On June 11, representatives of the Alberta Investment Management Corp., the British Columbia Investment Management Corp., the Caisse de dépôt et placement du Québec, the Canada Pension Plan Investment Board, the Healthcare of Ontario Pension Plan, the Ontario Municipal Employees Retirement System, the Ontario Teachers’ Pension Plan, the Public Sector Pension Investment Board and the University Pension Plan participated in a meeting with senior executives from Canada’s largest banking, asset management and insurance companies.
The group was joined by Deputy Prime Minister and Minister of Finance Chrystia Freeland and Minister of Environment and Climate Change Jonathan Wilkinson. It was chaired by Kathy Bardswick, the former president and chief investment officer of the Co-operators Group Ltd.
During the meeting, Freeland and Wilkinson both discussed the importance of accelerating the shift toward a low-carbon economy. They also encouraged the members of the SFAC to work together to create a made-in-Canada strategy to expedite the shift. Then, representatives discussed the development of a financial framework that takes climate risks and opportunities into account in both the public and private sectors.
The creation of a body similar to the SFAC, announced last month, had been recommended by in the 2019 final report of the expert panel on sustainable finance. The report also set out a mandate for the organization to mobilize the private sector, facilitate and assess the progress of public-private working groups focused on carbon reduction and to advise the federal government.

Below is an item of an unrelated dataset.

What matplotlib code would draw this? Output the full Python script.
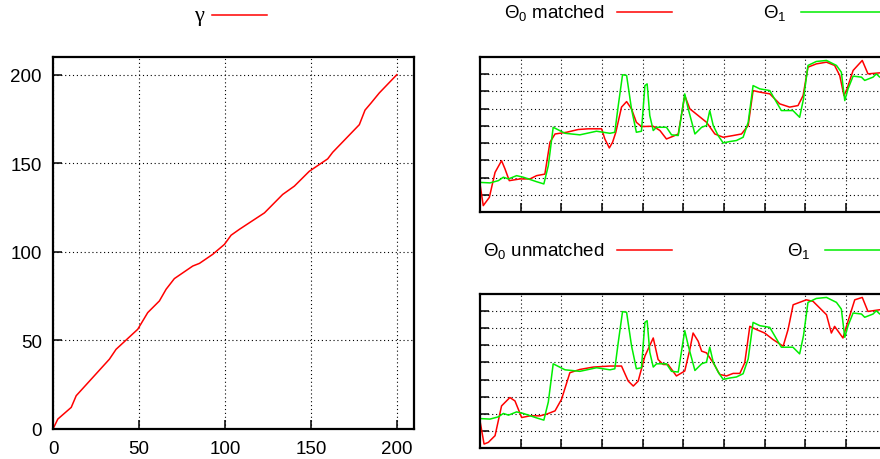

“The private sector is the government’s best source of industry and market insight when formulating finance-oriented sustainability policy and strategy agendas, to ensure that proposed directions are as practical and effective as possible. The private sector will also play a fundamental role in delivering the financing ingenuity and capital flows required to execute Canada’s sustainable growth objectives,” the report’s authors wrote.